● **Record set**
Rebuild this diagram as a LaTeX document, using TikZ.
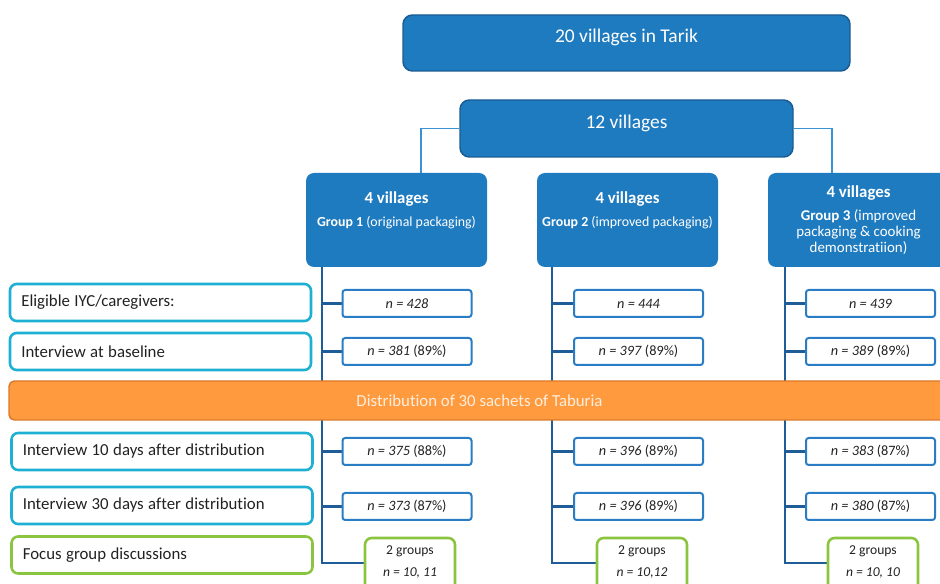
\documentclass[tikz,border=0pt]{standalone}
\usepackage{fontspec}
\setmainfont{Carlito}[Ligatures=NoCommon]
\usetikzlibrary{backgrounds}
\definecolor{boxblue}{HTML}{1F7BBF}
\definecolor{boxedge}{HTML}{1A5C94}
\definecolor{trunkblue}{HTML}{1F5D99}
\definecolor{nedge}{HTML}{2A7DC4}
\definecolor{lcyan}{HTML}{1DB0D3}
\definecolor{lgreen}{HTML}{8BC53F}
\definecolor{ofill}{HTML}{FF9B3E}
\definecolor{oedge}{HTML}{D9782A}
\definecolor{feedblue}{HTML}{3A92D3}
\definecolor{otext}{HTML}{FDEEDF}
\definecolor{dtext}{HTML}{222222}
\newcommand\fTop{\fontsize{14.6}{17}\selectfont}
\newcommand\fLab{\fontsize{12.6}{15}\selectfont}
\newcommand\fNum{\fontsize{10.7}{13}\selectfont}
\newcommand\fGa{\fontsize{12.6}{15}\selectfont\bfseries}
\newcommand\fGb{\fontsize{10.4}{12}\selectfont\mdseries}
\newcommand\fGc{\fontsize{11.2}{12}\selectfont\mdseries}
\newcommand\fFoc{\fontsize{10.2}{16.5}\selectfont}
\begin{document}
\begin{tikzpicture}[x=0.75pt,y=-0.75pt,
  topbox/.style={draw=boxedge, line width=1.1pt, fill=boxblue, rounded corners=7pt, text=white, inner xsep=0pt, inner ysep=0pt},
  gbox/.style={fill=boxblue, rounded corners=6pt, text=white, inner sep=0pt},
  lbox/.style={draw=lcyan, line width=1.9pt, fill=white, rounded corners=5pt, minimum height=27.75pt, text width=208.75pt, inner xsep=8.5pt, align=left, text=dtext},
  fgbox/.style={lbox, draw=lgreen},
  nbox/.style={draw=nedge, line width=1.5pt, fill=white, rounded corners=2pt, minimum width=96.75pt, minimum height=20.25pt, inner sep=0pt, text=dtext},
  fbox/.style={draw=lgreen, line width=1.9pt, fill=white, rounded corners=5pt, inner sep=0pt, text=dtext},
  obar/.style={draw=oedge, line width=1.1pt, fill=ofill, rounded corners=4pt, minimum width=705.75pt, minimum height=29.25pt, text=otext},
  feed/.style={draw=feedblue, line width=1.1pt},
  trunk/.style={draw=trunkblue, line width=1.6pt}]
\useasboundingbox (0,0) rectangle (940,584);

% top boxes
\node[topbox, minimum width=335.25pt, text height=20.5pt, text depth=21.5pt] (top) at (626.5,43) {\fTop 20 villages in Tarik};
\node[topbox, minimum width=249.75pt, text height=21.3pt, text depth=21.45pt] (twelve) at (626.5,128.5) {\fTop 12 villages};

% group boxes
\node[gbox] (g1) at (396.5,220) {\parbox[c][70.5pt][t]{135.75pt}{\centering\fGa\rule{0pt}{23.25pt}4 villages\\[5pt]\fGb\textbf{Group 1} (original packaging)}};
\node[gbox] (g2) at (627.5,220) {\parbox[c][70.5pt][t]{135.75pt}{\centering\fGa\rule{0pt}{23.25pt}4 villages\\[5pt]\fGb\textbf{Group 2} (improved packaging)}};
\node[gbox] (g3) at (858.5,220) {\parbox[c][70.5pt][t]{135.75pt}{\centering\fGa\rule{0pt}{18.75pt}4 villages\\[5pt]\fGc\textbf{Group 3} (improved\\packaging \& cooking\\demonstratiion)}};

% row labels
\node[lbox] (l1) at (160.5,302.5) {\fLab Eligible IYC/caregivers:};
\node[lbox] (l2) at (160.5,351.5) {\fLab Interview at baseline};
\node[lbox] (l3) at (162,451.5) {\fLab Interview 10 days after distribution};
\node[lbox] (l4) at (162,505.5) {\fLab Interview 30 days after distribution};
\node[fgbox] (l5) at (162,555) {\fLab Focus group discussions};

% distribution bar
\node[obar] (dist) at (479.5,400.5) {\fLab Distribution of 30 sachets of Taburia};

% n boxes group 1
\node[nbox] (n11) at (407,303.5) {\fNum\textit{n = 428}};
\node[nbox] (n12) at (407,351.5) {\fNum\textit{n = 381} (89\%)};
\node[nbox] (n13) at (407,451.5) {\fNum\textit{n = 375} (88\%)};
\node[nbox] (n14) at (407,506.5) {\fNum\textit{n = 373} (87\%)};
% group 2
\node[nbox] (n21) at (638.5,303.5) {\fNum\textit{n = 444}};
\node[nbox] (n22) at (638.5,351.5) {\fNum\textit{n = 397} (89\%)};
\node[nbox] (n23) at (638.5,451.5) {\fNum\textit{n = 396} (89\%)};
\node[nbox] (n24) at (638.5,506.5) {\fNum\textit{n = 396} (89\%)};
% group 3
\node[nbox] (n31) at (870.5,303.5) {\fNum\textit{n = 439}};
\node[nbox] (n32) at (870.5,351.5) {\fNum\textit{n = 389} (89\%)};
\node[nbox] (n33) at (870.5,451.5) {\fNum\textit{n = 383} (87\%)};
\node[nbox] (n34) at (870.5,506.5) {\fNum\textit{n = 380} (87\%)};

% focus boxes
\node[fbox] (f1) at (410,566) {\parbox[c][42pt][t]{67.5pt}{\centering\fFoc\rule{0pt}{12.75pt}2 groups\\\textit{n = 10, 11}}};
\node[fbox] (f2) at (642,566) {\parbox[c][42pt][t]{67.5pt}{\centering\fFoc\rule{0pt}{12.75pt}2 groups\\\textit{n = 10,12}}};
\node[fbox] (f3) at (873,566) {\parbox[c][42pt][t]{67.5pt}{\centering\fFoc\rule{0pt}{12.75pt}2 groups\\\textit{n = 10, 10}}};

\begin{scope}[on background layer]
  \coordinate (a1) at (421,173);
  \coordinate (a3) at (832,173);
  \draw[feed] (twelve.west) -| (a1);
  \draw[feed] (twelve.east) -| (a3);
  \coordinate (t1) at (322,563);
  \coordinate (t2) at (552,563);
  \coordinate (t3) at (785,563);
  \draw[trunk] (g1.south -| t1) -- (t1) -- (t1 -| f1.west);
  \draw[trunk] (g2.south -| t2) -- (t2) -- (t2 -| f2.west);
  \draw[trunk] (g3.south -| t3) -- (t3) -- (t3 -| f3.west);
  \foreach \g in {1,2,3}{
    \foreach \r in {1,2,3,4}{
      \draw[trunk] (n\g\r.west -| t\g) -- (n\g\r.west);
    }
  }
\end{scope}
\end{tikzpicture}
\end{document}
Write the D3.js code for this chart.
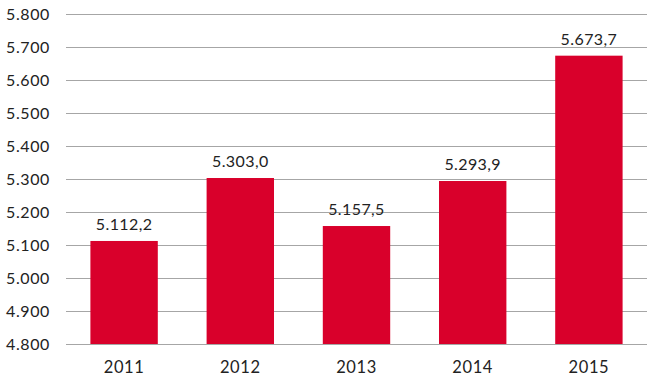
<!DOCTYPE html>
<html><head><meta charset="utf-8">
<script src="https://cdn.jsdelivr.net/npm/d3@7"></script>
<style>body{margin:0;background:#fff}svg{display:block}</style>
</head><body>
<svg id="c" width="651" height="381"></svg>
<script>
const years = ["2011","2012","2013","2014","2015"];
const values = [5112.2, 5303.0, 5157.5, 5293.9, 5673.7];
const yTicks = [4800,4900,5000,5100,5200,5300,5400,5500,5600,5700,5800];

(function(){
const mL=66, mR=647, mT=14, mB=344;
const loc = d3.formatLocale({decimal:",",thousands:".",grouping:[3],currency:["","€"]});
const fTick = loc.format(","), fVal = loc.format(",.1f");
const svg = d3.select("#c");
const font = "Lato, 'DejaVu Sans', sans-serif";
const x = d3.scaleBand().domain(years).range([mL,mR]).paddingInner(0.42).paddingOuter(0.21);
const y = d3.scaleLinear().domain([4800,5800]).range([mB,mT]);

svg.append("g").selectAll("line").data(yTicks).join("line")
  .attr("x1",mL).attr("x2",mR).attr("y1",d=>Math.round(y(d))+0.5).attr("y2",d=>Math.round(y(d))+0.5)
  .attr("stroke","#a6a6a6").attr("stroke-width",1);
svg.append("g").selectAll("text").data(yTicks).join("text")
  .attr("x",50).attr("y",d=>y(d)).attr("dy","0.36em").attr("text-anchor","end")
  .attr("font-family",font).attr("font-size",16).attr("letter-spacing","0.6px").attr("fill","#222")
  .text(d=>fTick(d));

svg.append("g").selectAll("rect").data(values).join("rect")
  .attr("x",(d,i)=>x(years[i])).attr("width",x.bandwidth())
  .attr("y",d=>y(d)).attr("height",d=>mB-y(d)).attr("fill","#d9002b");

svg.append("g").selectAll("text").data(values).join("text")
  .attr("x",(d,i)=>x(years[i])+x.bandwidth()/2).attr("y",d=>y(d)-11)
  .attr("text-anchor","middle").attr("font-family",font).attr("font-size",16).attr("letter-spacing","0.4px").attr("fill","#222")
  .text(d=>fVal(d));

svg.append("g").selectAll("text").data(years).join("text")
  .attr("x",d=>x(d)+x.bandwidth()/2).attr("y",373)
  .attr("text-anchor","middle").attr("font-family",font).attr("font-size",16.5).attr("letter-spacing","0.6px").attr("fill","#222")
  .text(d=>d);
})();
</script>
</body></html>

● **What the exercise asks**
Could you quote, word for word, only the lines from the one containing "Write the D3.js code for this chart." through the one containing "const y = d3.scaleLinear().domain([4800,5800]).range([mB,mT]);", both included, and leave out any pictures?

● **Final result**
Write the D3.js code for this chart.
<!DOCTYPE html>
<html><head><meta charset="utf-8">
<script src="https://cdn.jsdelivr.net/npm/d3@7"></script>
<style>body{margin:0;background:#fff}svg{display:block}</style>
</head><body>
<svg id="c" width="651" height="381"></svg>
<script>
const years = ["2011","2012","2013","2014","2015"];
const values = [5112.2, 5303.0, 5157.5, 5293.9, 5673.7];
const yTicks = [4800,4900,5000,5100,5200,5300,5400,5500,5600,5700,5800];

(function(){
const mL=66, mR=647, mT=14, mB=344;
const loc = d3.formatLocale({decimal:",",thousands:".",grouping:[3],currency:["","€"]});
const fTick = loc.format(","), fVal = loc.format(",.1f");
const svg = d3.select("#c");
const font = "Lato, 'DejaVu Sans', sans-serif";
const x = d3.scaleBand().domain(years).range([mL,mR]).paddingInner(0.42).paddingOuter(0.21);
const y = d3.scaleLinear().domain([4800,5800]).range([mB,mT]);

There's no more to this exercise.